• **WHAT YOU HAVE TO DO**
Return the listing below unchanged, minus its pictures.

• **AVAILABLE DATA**
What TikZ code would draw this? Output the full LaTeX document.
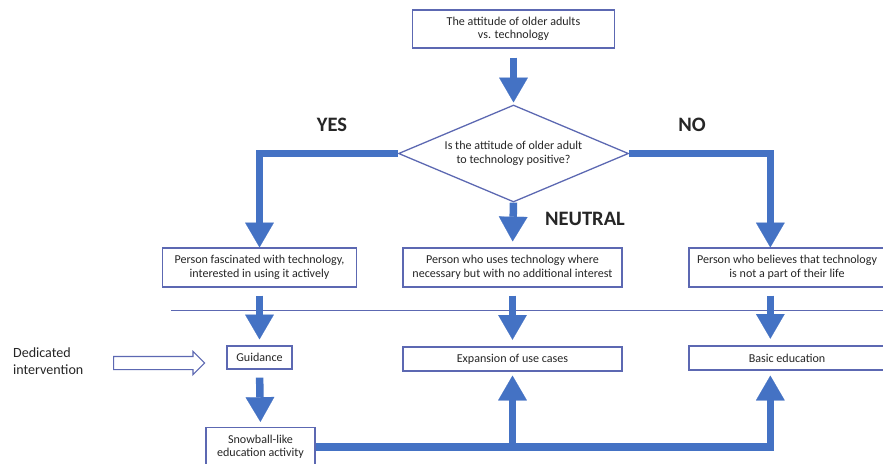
\documentclass[tikz,border=0pt]{standalone}
\usepackage{fontspec}
\setmainfont{Carlito}
\usepackage{tikz}
\usetikzlibrary{arrows.meta,shapes.geometric,shapes.arrows}
\definecolor{flowblue}{RGB}{68,114,196}
\definecolor{edgeblue}{RGB}{92,104,178}
\definecolor{inktext}{RGB}{38,38,38}

\begin{document}
\begin{tikzpicture}[x=0.03cm,y=-0.03cm,
    box/.style={draw=edgeblue,line width=1.1pt,fill=white,align=center,inner sep=0pt,
      text=inktext,font=\fontsize{10.3}{11.5}\selectfont},
    bigarrow/.style={draw=flowblue,line width=0.225cm,
      -{Triangle[width=0.86cm,length=0.74cm,line width=0.1pt]}},
    biglabel/.style={text=inktext,font=\fontsize{17.5}{20}\selectfont\bfseries}]
\useasboundingbox (0,0) rectangle (883,463);
\fill[white] (0,0) rectangle (883,463);

% question part
\node[box,minimum width=6.06cm,minimum height=1.14cm] (top) at(513.5,29) {The attitude of older adults\\vs. technology};
    \node[box,diamond,aspect=2.37,minimum width=6.9cm,minimum height=2.91cm] (ask) at(513.5,153.5) {Is the attitude of older adult\\to technology positive?};
    \node[biglabel] (yes) at(332,125) {YES};
    \node[biglabel] (no) at(692,125) {NO};
    \node[biglabel] (neutral) at(585,219) {NEUTRAL};

% three kinds of persons
\node[box,minimum width=5.82cm,minimum height=1.17cm] (yesbox) at(259.5,267.5) {Person fascinated with technology,\\interested in using it actively};
    \node[box,minimum width=6.57cm,minimum height=1.17cm] (midbox) at(512.5,267.5) {Person who uses technology where\\necessary but with no additional interest};
    \node[box,minimum width=5.88cm,minimum height=1.17cm] (nobox) at(787,267.5) {Person who believes that technology\\is not a part of their life};
    \draw [edgeblue,line width=0.8pt] (171,310) -- (895,310);

% interventions
\node[box,minimum width=1.95cm,minimum height=0.69cm] (guide) at(259.5,357.5) {Guidance};
    \node[box,minimum width=6.57cm,minimum height=0.72cm] (expand) at(512.5,359) {Expansion of use cases};
    \node[box,minimum width=5.88cm,minimum height=0.72cm] (basic) at(787,358) {Basic education};
    \node[box,minimum width=3.27cm,minimum height=1.17cm] (snow) at(260.5,447) {Snowball-like\\education activity};
    \node[anchor=west,align=left,text=inktext,font=\fontsize{12}{14.5}\selectfont] (dedicated) at(9,361.5) {Dedicated\\intervention};
    \node[single arrow,draw=edgeblue,fill=white,line width=1pt,anchor=tail,minimum height=2.73cm,
      inner xsep=0pt,inner ysep=0.18cm,single arrow head extend=0.15cm] (pointer) at(113,363) {};

% thick arrows
\draw [bigarrow,shorten <=0.27cm,shorten >=0.06cm] (top.south) -- (ask.north);
    \draw [bigarrow] (ask.west) -| (yesbox.north);
    \draw [bigarrow,shorten >=0.18cm] (ask.south) -- (midbox.north);
    \draw [bigarrow] (ask.east) -| ([xshift=-0.5cm]nobox.north);
    \draw [bigarrow,shorten <=0.24cm,shorten >=0.18cm] (yesbox.south) -- (guide.north);
    \draw [bigarrow,shorten <=0.24cm,shorten >=0.2cm] (midbox.south) -- (expand.north);
    \draw [bigarrow,shorten <=0.24cm,shorten >=0.2cm] ([xshift=-0.5cm]nobox.south) -- ([xshift=-0.5cm]basic.north);
    \draw [bigarrow,shorten <=0.24cm,shorten >=0.15cm] (guide.south) -- (snow.north);
    \draw [bigarrow,shorten >=0.15cm] (snow.east) -| ([xshift=-0.5cm]basic.south);
    \draw [bigarrow,shorten >=0.12cm] (snow.east -| expand.south) -- (expand.south);
\end{tikzpicture}
\end{document}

• **COMPLETED EXERCISE**
What TikZ code would draw this? Output the full LaTeX document.
\documentclass[tikz,border=0pt]{standalone}
\usepackage{fontspec}
\setmainfont{Carlito}
\usepackage{tikz}
\usetikzlibrary{arrows.meta,shapes.geometric,shapes.arrows}
\definecolor{flowblue}{RGB}{68,114,196}
\definecolor{edgeblue}{RGB}{92,104,178}
\definecolor{inktext}{RGB}{38,38,38}

\begin{document}
\begin{tikzpicture}[x=0.03cm,y=-0.03cm,
    box/.style={draw=edgeblue,line width=1.1pt,fill=white,align=center,inner sep=0pt,
      text=inktext,font=\fontsize{10.3}{11.5}\selectfont},
    bigarrow/.style={draw=flowblue,line width=0.225cm,
      -{Triangle[width=0.86cm,length=0.74cm,line width=0.1pt]}},
    biglabel/.style={text=inktext,font=\fontsize{17.5}{20}\selectfont\bfseries}]
\useasboundingbox (0,0) rectangle (883,463);
\fill[white] (0,0) rectangle (883,463);

% question part
\node[box,minimum width=6.06cm,minimum height=1.14cm] (top) at(513.5,29) {The attitude of older adults\\vs. technology};
    \node[box,diamond,aspect=2.37,minimum width=6.9cm,minimum height=2.91cm] (ask) at(513.5,153.5) {Is the attitude of older adult\\to technology positive?};
    \node[biglabel] (yes) at(332,125) {YES};
    \node[biglabel] (no) at(692,125) {NO};
    \node[biglabel] (neutral) at(585,219) {NEUTRAL};

% three kinds of persons
\node[box,minimum width=5.82cm,minimum height=1.17cm] (yesbox) at(259.5,267.5) {Person fascinated with technology,\\interested in using it actively};
    \node[box,minimum width=6.57cm,minimum height=1.17cm] (midbox) at(512.5,267.5) {Person who uses technology where\\necessary but with no additional interest};
    \node[box,minimum width=5.88cm,minimum height=1.17cm] (nobox) at(787,267.5) {Person who believes that technology\\is not a part of their life};
    \draw [edgeblue,line width=0.8pt] (171,310) -- (895,310);

% interventions
\node[box,minimum width=1.95cm,minimum height=0.69cm] (guide) at(259.5,357.5) {Guidance};
    \node[box,minimum width=6.57cm,minimum height=0.72cm] (expand) at(512.5,359) {Expansion of use cases};
    \node[box,minimum width=5.88cm,minimum height=0.72cm] (basic) at(787,358) {Basic education};
    \node[box,minimum width=3.27cm,minimum height=1.17cm] (snow) at(260.5,447) {Snowball-like\\education activity};
    \node[anchor=west,align=left,text=inktext,font=\fontsize{12}{14.5}\selectfont] (dedicated) at(9,361.5) {Dedicated\\intervention};
    \node[single arrow,draw=edgeblue,fill=white,line width=1pt,anchor=tail,minimum height=2.73cm,
      inner xsep=0pt,inner ysep=0.18cm,single arrow head extend=0.15cm] (pointer) at(113,363) {};

% thick arrows
\draw [bigarrow,shorten <=0.27cm,shorten >=0.06cm] (top.south) -- (ask.north);
    \draw [bigarrow] (ask.west) -| (yesbox.north);
    \draw [bigarrow,shorten >=0.18cm] (ask.south) -- (midbox.north);
    \draw [bigarrow] (ask.east) -| ([xshift=-0.5cm]nobox.north);
    \draw [bigarrow,shorten <=0.24cm,shorten >=0.18cm] (yesbox.south) -- (guide.north);
    \draw [bigarrow,shorten <=0.24cm,shorten >=0.2cm] (midbox.south) -- (expand.north);
    \draw [bigarrow,shorten <=0.24cm,shorten >=0.2cm] ([xshift=-0.5cm]nobox.south) -- ([xshift=-0.5cm]basic.north);
    \draw [bigarrow,shorten <=0.24cm,shorten >=0.15cm] (guide.south) -- (snow.north);
    \draw [bigarrow,shorten >=0.15cm] (snow.east) -| ([xshift=-0.5cm]basic.south);
    \draw [bigarrow,shorten >=0.12cm] (snow.east -| expand.south) -- (expand.south);
\end{tikzpicture}
\end{document}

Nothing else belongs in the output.